◆ EXERCISE OBJECTIVE
Quote the data below in full, minus the images.

::: DATA SHOWN

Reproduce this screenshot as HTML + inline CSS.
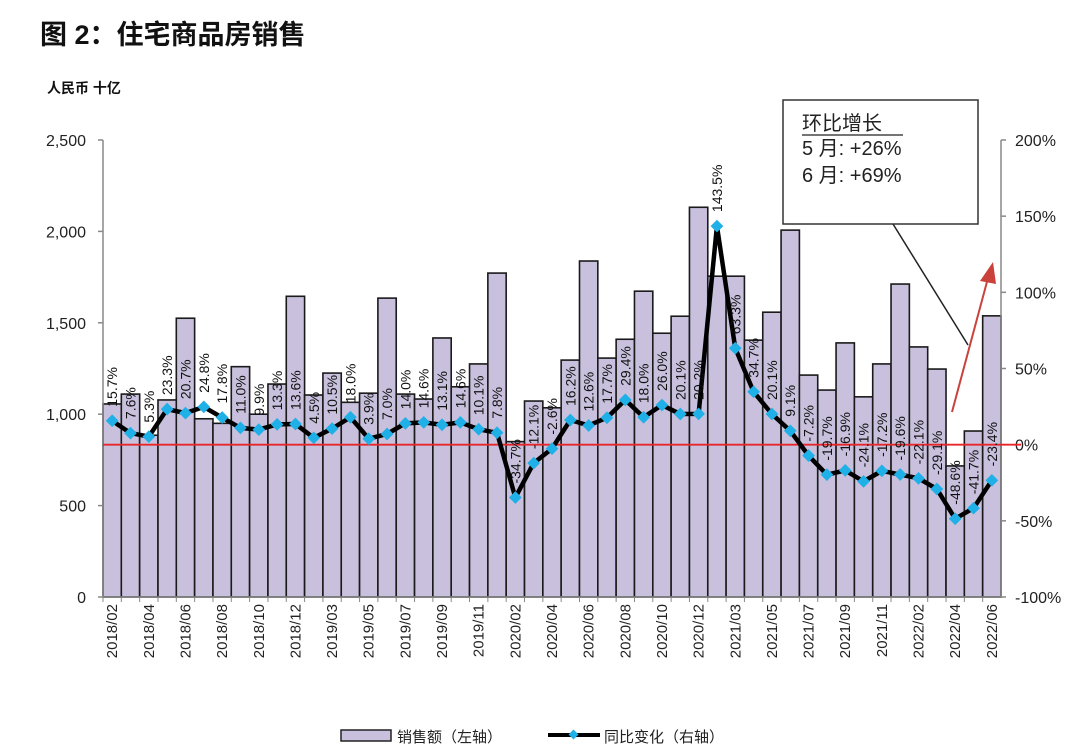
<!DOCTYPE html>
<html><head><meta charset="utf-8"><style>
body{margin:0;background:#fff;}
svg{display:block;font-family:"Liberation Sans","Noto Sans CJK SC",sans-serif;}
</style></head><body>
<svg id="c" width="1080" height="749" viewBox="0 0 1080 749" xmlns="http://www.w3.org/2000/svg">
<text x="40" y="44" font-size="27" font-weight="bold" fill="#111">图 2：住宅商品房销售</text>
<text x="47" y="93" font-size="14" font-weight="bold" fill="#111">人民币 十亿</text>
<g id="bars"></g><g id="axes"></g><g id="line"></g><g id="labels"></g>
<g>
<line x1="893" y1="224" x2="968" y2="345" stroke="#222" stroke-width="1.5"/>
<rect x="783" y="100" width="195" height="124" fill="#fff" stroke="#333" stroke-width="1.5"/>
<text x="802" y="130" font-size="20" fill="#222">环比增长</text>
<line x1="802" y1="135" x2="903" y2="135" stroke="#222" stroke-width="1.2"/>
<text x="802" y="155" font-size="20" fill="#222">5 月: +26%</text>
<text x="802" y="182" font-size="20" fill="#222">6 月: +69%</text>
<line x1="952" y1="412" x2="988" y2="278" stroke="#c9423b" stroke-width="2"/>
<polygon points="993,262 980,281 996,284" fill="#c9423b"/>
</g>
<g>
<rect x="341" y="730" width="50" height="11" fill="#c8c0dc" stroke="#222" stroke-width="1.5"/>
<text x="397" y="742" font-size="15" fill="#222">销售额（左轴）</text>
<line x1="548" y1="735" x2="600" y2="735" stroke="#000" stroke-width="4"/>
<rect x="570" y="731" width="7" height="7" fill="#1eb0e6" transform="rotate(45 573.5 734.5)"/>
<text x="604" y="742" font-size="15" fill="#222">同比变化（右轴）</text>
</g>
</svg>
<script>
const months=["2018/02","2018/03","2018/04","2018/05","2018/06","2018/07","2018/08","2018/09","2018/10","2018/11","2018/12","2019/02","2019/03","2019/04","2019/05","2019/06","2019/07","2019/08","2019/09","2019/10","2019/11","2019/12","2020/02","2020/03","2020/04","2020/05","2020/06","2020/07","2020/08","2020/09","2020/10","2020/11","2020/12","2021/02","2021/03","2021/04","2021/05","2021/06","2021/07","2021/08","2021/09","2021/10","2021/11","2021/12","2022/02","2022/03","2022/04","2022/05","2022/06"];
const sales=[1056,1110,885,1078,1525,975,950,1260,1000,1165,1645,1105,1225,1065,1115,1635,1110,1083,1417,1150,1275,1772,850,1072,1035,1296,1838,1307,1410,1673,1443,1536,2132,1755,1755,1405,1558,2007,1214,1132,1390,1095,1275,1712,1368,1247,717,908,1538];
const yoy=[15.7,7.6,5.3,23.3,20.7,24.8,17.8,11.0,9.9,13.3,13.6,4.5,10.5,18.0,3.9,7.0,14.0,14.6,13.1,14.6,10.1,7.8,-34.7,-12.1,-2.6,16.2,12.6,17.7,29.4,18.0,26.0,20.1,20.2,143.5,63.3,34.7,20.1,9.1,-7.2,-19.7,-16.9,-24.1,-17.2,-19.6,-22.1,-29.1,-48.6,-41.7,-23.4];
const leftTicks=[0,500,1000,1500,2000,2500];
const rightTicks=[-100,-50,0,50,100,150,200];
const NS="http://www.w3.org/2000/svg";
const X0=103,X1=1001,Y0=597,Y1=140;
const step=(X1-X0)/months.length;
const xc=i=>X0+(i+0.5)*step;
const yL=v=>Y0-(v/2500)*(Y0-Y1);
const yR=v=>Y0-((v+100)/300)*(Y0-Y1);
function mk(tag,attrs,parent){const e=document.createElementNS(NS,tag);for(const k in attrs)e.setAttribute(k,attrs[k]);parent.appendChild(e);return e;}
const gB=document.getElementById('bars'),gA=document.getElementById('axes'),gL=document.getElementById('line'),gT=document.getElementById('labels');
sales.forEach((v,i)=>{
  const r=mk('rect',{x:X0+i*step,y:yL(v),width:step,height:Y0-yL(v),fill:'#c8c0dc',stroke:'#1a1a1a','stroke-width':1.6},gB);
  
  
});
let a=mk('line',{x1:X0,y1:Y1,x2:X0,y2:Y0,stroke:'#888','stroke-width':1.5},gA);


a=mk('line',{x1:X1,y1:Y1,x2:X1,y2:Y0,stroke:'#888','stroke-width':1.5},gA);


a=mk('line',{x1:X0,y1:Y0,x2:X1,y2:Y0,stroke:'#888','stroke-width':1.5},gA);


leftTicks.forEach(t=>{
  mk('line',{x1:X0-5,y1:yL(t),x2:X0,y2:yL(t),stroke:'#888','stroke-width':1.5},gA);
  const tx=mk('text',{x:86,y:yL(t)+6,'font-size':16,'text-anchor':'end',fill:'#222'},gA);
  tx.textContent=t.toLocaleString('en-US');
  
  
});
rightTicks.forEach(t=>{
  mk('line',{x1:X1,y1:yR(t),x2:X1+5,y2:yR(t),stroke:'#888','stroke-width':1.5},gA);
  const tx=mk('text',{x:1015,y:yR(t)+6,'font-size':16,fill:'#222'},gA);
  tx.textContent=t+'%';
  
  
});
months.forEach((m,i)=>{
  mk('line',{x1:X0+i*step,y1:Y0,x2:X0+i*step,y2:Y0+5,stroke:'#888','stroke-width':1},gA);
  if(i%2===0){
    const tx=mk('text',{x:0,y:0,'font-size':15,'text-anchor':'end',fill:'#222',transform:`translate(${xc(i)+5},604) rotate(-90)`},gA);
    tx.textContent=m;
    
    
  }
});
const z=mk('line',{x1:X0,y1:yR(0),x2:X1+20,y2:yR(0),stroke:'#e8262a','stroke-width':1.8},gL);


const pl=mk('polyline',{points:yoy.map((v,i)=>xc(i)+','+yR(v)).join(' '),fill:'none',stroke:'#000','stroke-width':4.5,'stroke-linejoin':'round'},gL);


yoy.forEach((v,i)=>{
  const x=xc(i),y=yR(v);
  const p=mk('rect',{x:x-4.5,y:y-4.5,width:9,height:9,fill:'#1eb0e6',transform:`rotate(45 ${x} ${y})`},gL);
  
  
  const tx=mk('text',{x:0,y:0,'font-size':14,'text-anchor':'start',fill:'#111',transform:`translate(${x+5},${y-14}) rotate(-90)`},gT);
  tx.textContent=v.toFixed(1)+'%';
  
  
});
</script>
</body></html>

::::::

◆ COMPLETE OUTPUT
Reproduce this screenshot as HTML + inline CSS.
<!DOCTYPE html>
<html><head><meta charset="utf-8"><style>
body{margin:0;background:#fff;}
svg{display:block;font-family:"Liberation Sans","Noto Sans CJK SC",sans-serif;}
</style></head><body>
<svg id="c" width="1080" height="749" viewBox="0 0 1080 749" xmlns="http://www.w3.org/2000/svg">
<text x="40" y="44" font-size="27" font-weight="bold" fill="#111">图 2：住宅商品房销售</text>
<text x="47" y="93" font-size="14" font-weight="bold" fill="#111">人民币 十亿</text>
<g id="bars"></g><g id="axes"></g><g id="line"></g><g id="labels"></g>
<g>
<line x1="893" y1="224" x2="968" y2="345" stroke="#222" stroke-width="1.5"/>
<rect x="783" y="100" width="195" height="124" fill="#fff" stroke="#333" stroke-width="1.5"/>
<text x="802" y="130" font-size="20" fill="#222">环比增长</text>
<line x1="802" y1="135" x2="903" y2="135" stroke="#222" stroke-width="1.2"/>
<text x="802" y="155" font-size="20" fill="#222">5 月: +26%</text>
<text x="802" y="182" font-size="20" fill="#222">6 月: +69%</text>
<line x1="952" y1="412" x2="988" y2="278" stroke="#c9423b" stroke-width="2"/>
<polygon points="993,262 980,281 996,284" fill="#c9423b"/>
</g>
<g>
<rect x="341" y="730" width="50" height="11" fill="#c8c0dc" stroke="#222" stroke-width="1.5"/>
<text x="397" y="742" font-size="15" fill="#222">销售额（左轴）</text>
<line x1="548" y1="735" x2="600" y2="735" stroke="#000" stroke-width="4"/>
<rect x="570" y="731" width="7" height="7" fill="#1eb0e6" transform="rotate(45 573.5 734.5)"/>
<text x="604" y="742" font-size="15" fill="#222">同比变化（右轴）</text>
</g>
</svg>
<script>
const months=["2018/02","2018/03","2018/04","2018/05","2018/06","2018/07","2018/08","2018/09","2018/10","2018/11","2018/12","2019/02","2019/03","2019/04","2019/05","2019/06","2019/07","2019/08","2019/09","2019/10","2019/11","2019/12","2020/02","2020/03","2020/04","2020/05","2020/06","2020/07","2020/08","2020/09","2020/10","2020/11","2020/12","2021/02","2021/03","2021/04","2021/05","2021/06","2021/07","2021/08","2021/09","2021/10","2021/11","2021/12","2022/02","2022/03","2022/04","2022/05","2022/06"];
const sales=[1056,1110,885,1078,1525,975,950,1260,1000,1165,1645,1105,1225,1065,1115,1635,1110,1083,1417,1150,1275,1772,850,1072,1035,1296,1838,1307,1410,1673,1443,1536,2132,1755,1755,1405,1558,2007,1214,1132,1390,1095,1275,1712,1368,1247,717,908,1538];
const yoy=[15.7,7.6,5.3,23.3,20.7,24.8,17.8,11.0,9.9,13.3,13.6,4.5,10.5,18.0,3.9,7.0,14.0,14.6,13.1,14.6,10.1,7.8,-34.7,-12.1,-2.6,16.2,12.6,17.7,29.4,18.0,26.0,20.1,20.2,143.5,63.3,34.7,20.1,9.1,-7.2,-19.7,-16.9,-24.1,-17.2,-19.6,-22.1,-29.1,-48.6,-41.7,-23.4];
const leftTicks=[0,500,1000,1500,2000,2500];
const rightTicks=[-100,-50,0,50,100,150,200];
const NS="http://www.w3.org/2000/svg";
const X0=103,X1=1001,Y0=597,Y1=140;
const step=(X1-X0)/months.length;
const xc=i=>X0+(i+0.5)*step;
const yL=v=>Y0-(v/2500)*(Y0-Y1);
const yR=v=>Y0-((v+100)/300)*(Y0-Y1);
function mk(tag,attrs,parent){const e=document.createElementNS(NS,tag);for(const k in attrs)e.setAttribute(k,attrs[k]);parent.appendChild(e);return e;}
const gB=document.getElementById('bars'),gA=document.getElementById('axes'),gL=document.getElementById('line'),gT=document.getElementById('labels');
sales.forEach((v,i)=>{
  const r=mk('rect',{x:X0+i*step,y:yL(v),width:step,height:Y0-yL(v),fill:'#c8c0dc',stroke:'#1a1a1a','stroke-width':1.6},gB);
  
  
});
let a=mk('line',{x1:X0,y1:Y1,x2:X0,y2:Y0,stroke:'#888','stroke-width':1.5},gA);


a=mk('line',{x1:X1,y1:Y1,x2:X1,y2:Y0,stroke:'#888','stroke-width':1.5},gA);


a=mk('line',{x1:X0,y1:Y0,x2:X1,y2:Y0,stroke:'#888','stroke-width':1.5},gA);


leftTicks.forEach(t=>{
  mk('line',{x1:X0-5,y1:yL(t),x2:X0,y2:yL(t),stroke:'#888','stroke-width':1.5},gA);
  const tx=mk('text',{x:86,y:yL(t)+6,'font-size':16,'text-anchor':'end',fill:'#222'},gA);
  tx.textContent=t.toLocaleString('en-US');
  
  
});
rightTicks.forEach(t=>{
  mk('line',{x1:X1,y1:yR(t),x2:X1+5,y2:yR(t),stroke:'#888','stroke-width':1.5},gA);
  const tx=mk('text',{x:1015,y:yR(t)+6,'font-size':16,fill:'#222'},gA);
  tx.textContent=t+'%';
  
  
});
months.forEach((m,i)=>{
  mk('line',{x1:X0+i*step,y1:Y0,x2:X0+i*step,y2:Y0+5,stroke:'#888','stroke-width':1},gA);
  if(i%2===0){
    const tx=mk('text',{x:0,y:0,'font-size':15,'text-anchor':'end',fill:'#222',transform:`translate(${xc(i)+5},604) rotate(-90)`},gA);
    tx.textContent=m;
    
    
  }
});
const z=mk('line',{x1:X0,y1:yR(0),x2:X1+20,y2:yR(0),stroke:'#e8262a','stroke-width':1.8},gL);


const pl=mk('polyline',{points:yoy.map((v,i)=>xc(i)+','+yR(v)).join(' '),fill:'none',stroke:'#000','stroke-width':4.5,'stroke-linejoin':'round'},gL);


yoy.forEach((v,i)=>{
  const x=xc(i),y=yR(v);
  const p=mk('rect',{x:x-4.5,y:y-4.5,width:9,height:9,fill:'#1eb0e6',transform:`rotate(45 ${x} ${y})`},gL);
  
  
  const tx=mk('text',{x:0,y:0,'font-size':14,'text-anchor':'start',fill:'#111',transform:`translate(${x+5},${y-14}) rotate(-90)`},gT);
  tx.textContent=v.toFixed(1)+'%';
  
  
});
</script>
</body></html>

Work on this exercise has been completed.